Brazil above all has a particular denial problem, because at one level descendents of Africans who were enslaved by the Portuguese have clearly interacted with the fairer skinned Latinos to have perhaps the largest mixed heritage nation in the world, and yet the colour code hierarchy which puts the white European/American on the top and the darker skin African/Caribbean on the bottom is undeniable.

It is as Charles M Mill puts in his most illuminating book, ‘The Racial Contract’, “all pervasive”.

Whether you are black, brown, or white, the hegemony or dominance of ‘white supremacy’ means that everyone knows their place. He goes on to say that the ‘white privilege is so all-consuming that the white people in these countries pay little or no regard to their privilege. It’s just there, its not even acknowledged.

And given that Brazilian football is the nation’s greatest global currency, you don’t have to look very far to see how this phenomenon is played out.

We’ve all see the Brazilian teams over the years. They have stood out precisely because the players are often made up of black, brown and white players. Football like athletics is one of the few sports in which a God-given talent can trump privilege.

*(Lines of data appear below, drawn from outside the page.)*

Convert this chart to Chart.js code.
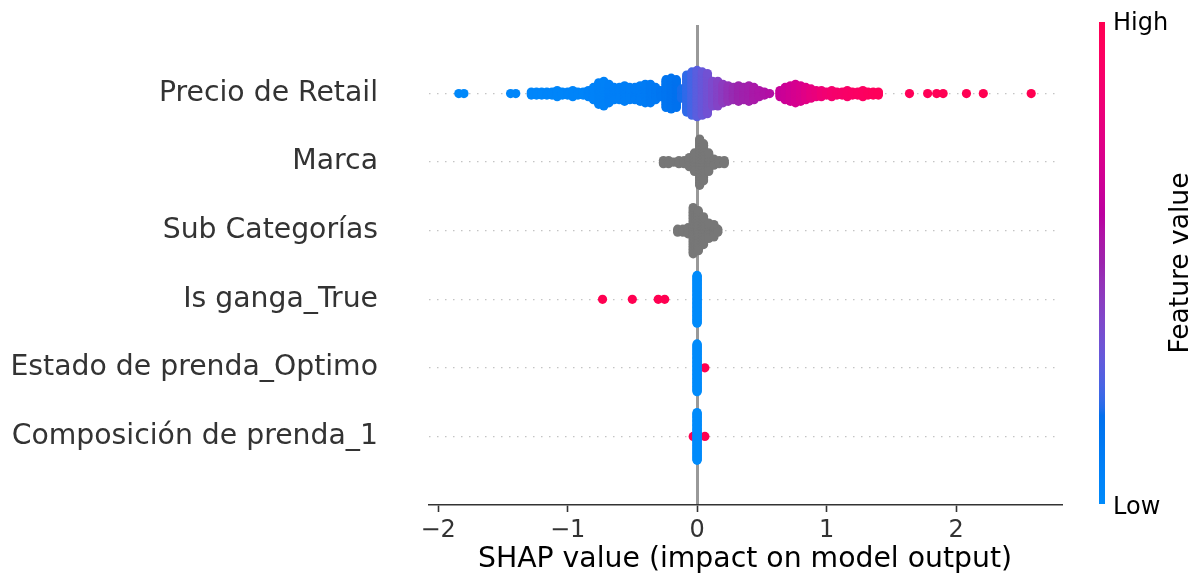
<!DOCTYPE html>
<html><head><meta charset="utf-8">
<script src="https://cdn.jsdelivr.net/npm/chart.js@4.4.1/dist/chart.umd.min.js"></script>
<style>html,body{margin:0;padding:0;background:#fff;}#wrap{width:1193px;height:578px;}</style>
</head><body><div id="wrap"><canvas id="c" width="1193" height="578"></canvas></div>
<script>
// Feature names, top row first
const featureNames = ["Precio de Retail", "Marca", "Sub Categorías", "Is ganga_True", "Estado de prenda_Optimo", "Composición de prenda_1"];
const xTickValues = [-2, -1, 0, 1, 2];
const xTitle = "SHAP value (impact on model output)";
const colorbarLabels = { high: "High", low: "Low", title: "Feature value" };

// Each row: SHAP value bins, number of points in each bin, feature value (0 = low, 1 = high; null = gray)
const precioShap = [-1.84,-1.80,-1.44,-1.40,-1.28,-1.24,-1.20,-1.16,-1.12,-1.08,-1.04,-1.00,-0.96,-0.92,-0.88,-0.84,-0.80,-0.76,-0.72,-0.68,-0.64,-0.60,-0.56,-0.52,-0.48,-0.44,-0.40,-0.36,-0.32,-0.28,-0.24,-0.20,-0.16,-0.12,-0.08,-0.04,0.00,0.04,0.08,0.12,0.16,0.20,0.24,0.28,0.32,0.36,0.40,0.44,0.48,0.52,0.56,0.64,0.68,0.72,0.76,0.80,0.84,0.88,0.92,0.96,1.00,1.04,1.08,1.12,1.16,1.20,1.24,1.28,1.32,1.36,1.40,1.64,1.78,1.85,1.90,2.08,2.21,2.58];
const precioCount = [1,1,1,1,3,3,3,3,3,5,3,3,5,3,3,5,9,15,17,13,9,9,11,9,9,11,13,13,9,5,19,21,19,7,25,29,31,29,27,17,17,13,11,9,11,9,11,9,5,3,1,5,9,11,13,11,9,7,5,5,3,5,3,3,5,3,3,5,3,3,3,1,1,1,1,1,1,1];
const precioValue = [0.02,0.02,0.03,0.03,0.03,0.03,0.03,0.04,0.04,0.04,0.04,0.05,0.05,0.05,0.05,0.06,0.06,0.07,0.07,0.08,0.08,0.08,0.09,0.09,0.10,0.10,0.11,0.12,0.13,0.14,0.15,0.16,0.17,0.19,0.21,0.24,0.28,0.31,0.34,0.37,0.40,0.43,0.46,0.48,0.50,0.51,0.52,0.54,0.55,0.56,0.57,0.64,0.66,0.68,0.70,0.72,0.75,0.78,0.80,0.83,0.85,0.87,0.88,0.89,0.90,0.91,0.92,0.93,0.94,0.95,0.96,0.97,0.98,0.98,0.99,0.99,1.00,1.00];

const marcaShap = [-0.26,-0.22,-0.18,-0.14,-0.10,-0.06,-0.02,0.02,0.05,0.09,0.13,0.17,0.21];
const marcaCount = [3,3,1,3,3,7,13,31,25,13,5,3,3];

const subShap = [-0.15,-0.11,-0.07,-0.03,0.01,0.05,0.09,0.13,0.16];
const subCount = [3,3,5,31,27,19,11,9,3];

const gangaShap = [-0.73,-0.50,-0.30,-0.25,0.00];
const gangaCount = [1,1,1,1,61];
const gangaValue = [1,1,1,1,0];

const estadoShap = [0.06,0.00];
const estadoCount = [1,61];
const estadoValue = [1,0];

const composShap = [-0.03,0.06,0.00];
const composCount = [1,1,61];
const composValue = [1,1,0];

// ---- shap red_blue colormap (LCH interpolation) ----
function lchToRgb(L, C, H) {
  const a = C * Math.cos(H), b = C * Math.sin(H);
  const fy = (L + 16) / 116, fx = fy + a / 500, fz = fy - b / 200;
  const finv = t => t > 6/29 ? t*t*t : 3*(6/29)*(6/29)*(t - 4/29);
  const X = 0.95047 * finv(fx), Y = finv(fy), Z = 1.08883 * finv(fz);
  let r = 3.2406*X - 1.5372*Y - 0.4986*Z;
  let g = -0.9689*X + 1.8758*Y + 0.0415*Z;
  let bb = 0.0557*X - 0.2040*Y + 1.0570*Z;
  const gam = v => { v = Math.min(1, Math.max(0, v)); return v <= 0.0031308 ? 12.92*v : 1.055*Math.pow(v, 1/2.4) - 0.055; };
  return [Math.round(gam(r)*255), Math.round(gam(g)*255), Math.round(gam(bb)*255)];
}
function cmap(t) {
  const L = t < 0.5 ? 54 + (40 - 54) * (t / 0.5) : 40 + (54 - 40) * ((t - 0.5) / 0.5);
  const C = 70 + 20 * t;
  const H = 4.6588 + ((0.35470565 + 2*Math.PI) - 4.6588) * t;
  const [r, g, b] = lchToRgb(L, C, H);
  return `rgb(${r},${g},${b})`;
}
const GRAY = '#777777';

// Beeswarm layout like shap: within each bin, points alternate above/below the row
function buildRow(rowIndex, shaps, counts, values) {
  let maxLayer = 0;
  counts.forEach(n => { maxLayer = Math.max(maxLayer, Math.ceil((n - 1) / 2)); });
  const step = 0.36 / (maxLayer + 1);
  const pts = [], cols = [];
  shaps.forEach((s, i) => {
    for (let k = 0; k < counts[i]; k++) {
      const off = Math.ceil(k / 2) * ((k % 2) * 2 - 1);
      pts.push({ x: s, y: rowIndex + off * step });
      cols.push(values ? cmap(values[i]) : GRAY);
    }
  });
  return { pts, cols };
}

const nRows = featureNames.length;
const rows = [
  buildRow(nRows - 1, precioShap, precioCount, precioValue),
  buildRow(nRows - 2, marcaShap, marcaCount, null),
  buildRow(nRows - 3, subShap, subCount, null),
  buildRow(nRows - 4, gangaShap, gangaCount, gangaValue),
  buildRow(nRows - 5, estadoShap, estadoCount, estadoValue),
  buildRow(nRows - 6, composShap, composCount, composValue)
];

const datasets = rows.map((r, i) => ({
  label: featureNames[i],
  data: r.pts,
  pointBackgroundColor: r.cols,
  pointBorderWidth: 0,
  pointRadius: 4.6,
  pointHoverRadius: 4.6
}));

const FONT = "'DejaVu Sans', sans-serif";

const colorbarPlugin = {
  id: 'colorbar',
  afterDraw(chart) {
    const ctx = chart.ctx, ca = chart.chartArea;
    const top = ca.top - 3, bottom = ca.bottom - 1, x = ca.right + 38, w = 6;
    const grad = ctx.createLinearGradient(0, bottom, 0, top);
    for (let i = 0; i <= 60; i++) grad.addColorStop(i / 60, cmap(i / 60));
    ctx.save();
    ctx.fillStyle = grad;
    ctx.fillRect(x, top, w, bottom - top);
    ctx.fillStyle = '#000';
    ctx.font = `24px ${FONT}`;
    ctx.textAlign = 'left';
    ctx.textBaseline = 'middle';
    ctx.fillText(colorbarLabels.high, x + w + 8, top + 2);
    ctx.fillText(colorbarLabels.low, x + w + 8, bottom + 4);
    ctx.translate(x + 82, (top + bottom) / 2);
    ctx.rotate(-Math.PI / 2);
    ctx.textAlign = 'center';
    ctx.font = `26.5px ${FONT}`;
    ctx.fillText(colorbarLabels.title, 0, 0);
    ctx.restore();
  }
};

new Chart(document.getElementById('c'), {
  type: 'scatter',
  data: { datasets },
  options: {
    responsive: false,
    animation: false,
    devicePixelRatio: 1,
    events: [],
    layout: { padding: { left: 0, right: 132, top: 25, bottom: 0 } },
    plugins: { legend: { display: false }, tooltip: { enabled: false } },
    scales: {
      x: {
        type: 'linear',
        min: -2.07, max: 2.81,
        afterBuildTicks: s => { s.ticks = xTickValues.map(v => ({ value: v })); },
        afterFit: s => { s.height = 73; s.paddingLeft = 0; s.paddingRight = 0; },
        grid: {
          drawTicks: true,
          tickLength: 7,
          tickWidth: 1.6,
          tickColor: '#333333',
          lineWidth: 3,
          color: c => (c.tick && c.tick.value === 0) ? '#999999' : 'rgba(0,0,0,0)'
        },
        border: { display: true, color: '#333333', width: 1.6 },
        ticks: {
          color: '#333333',
          font: { family: FONT, size: 24 },
          padding: 4,
          callback: v => (v < 0 ? '\u2212' + Math.abs(v) : String(v))
        },
        title: {
          display: true, text: xTitle, color: '#000',
          font: { family: FONT, size: 28.3 },
          padding: { top: 0, bottom: 1 }
        }
      },
      y: {
        type: 'linear',
        min: -1, max: nRows,
        afterBuildTicks: s => { s.ticks = featureNames.map((_, i) => ({ value: i })); },
        afterFit: s => { s.width = 429; s.paddingTop = 0; s.paddingBottom = 0; },
        grid: { drawTicks: false, lineWidth: 1.3, color: '#c4c4c4' },
        border: { display: false, dash: [1.5, 6.5] },
        ticks: {
          color: '#333333',
          font: { family: FONT, size: 28.3 },
          padding: 51,
          autoSkip: false,
          callback: v => featureNames[nRows - 1 - v] || ''
        }
      }
    }
  },
  plugins: [colorbarPlugin]
});
</script></body></html>
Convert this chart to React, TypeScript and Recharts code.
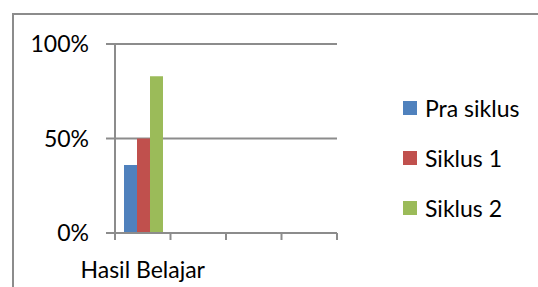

And yet when you go to Wikipedia and type in Brazilian players with African heritage, only a dozen or so players appear, including Pele, Jairzinho, Ronaldinho, Neymar and Robinho. Of the hundreds of Brazilian players only a dozen with African heritage? Come on!

What about the great Socrates, Ronaldo, and Danny Alves who was recently thrown a banana by a racist spectator, doesn’t their African heritage count?

The clue lies with the mentality of Brazilians buying into the ‘racial contract’. The World cup winning Brazilian centre forward Ronaldo, whose mother can only be described as black, was once asked what were his thoughts in regards to racism in Brazil? He responded calmly:

You shouldn’t ask me because I’m white.”

This from a man whose black mother was turned away from the ground to see her son precisely because she was black.

In a nation already shockingly divided by rich and poor, the racial divide only deepens the problem for black and brown Brazilians. We’ve all seen the impoverished, often crime ridden favelas on our TV screens. Extreme poverty often breads extreme violence. A few months we ran a story on this site about local business leaders getting rid of the homeless children-often black- by gunning them down in cold blood, with the police being complicit.

The recent riots too, which began a few years ago, began as a direct response to the have and have not’s in this deeply unequal society.

And whilst top flight football is still more mixed than anywhere else in Brazil, a snapshot of the fan base quickly tells who can and who cannot afford a football ticket. 40 dollars to see a match is beyond most Brazilian's income and so the fan base becomes almost exclusively white. Sadly we shouldn’t be too surprised if we see the same thing during the World Cup.

We love the Brazilian team/s as we did the World Cup France 1998 winning team for all the right reasons: Wonderful football and a dynamic multicultural team.

But we mustn’t be fooled that the team is a snapshot of a nation comfortable with it's diversity. In Brazil as in France they are anomalies-oddities- which only certain sports have the magic to conjure.

The transitional link from sporting prowess to every day equality rests within the nation’s political will to first identify the racial problem and then fix it. Part of that process must also come from footballers, athletes and activists who can skilfully use the global platform and demand that a nation's talent, such as football , could easily extend beyond the ‘level playing field’, if greater equality were given to all.

Let’s enjoy the ‘beautiful game’, we deserve that, but with our eyes wide open as to what lies behind it and what our role is to change it.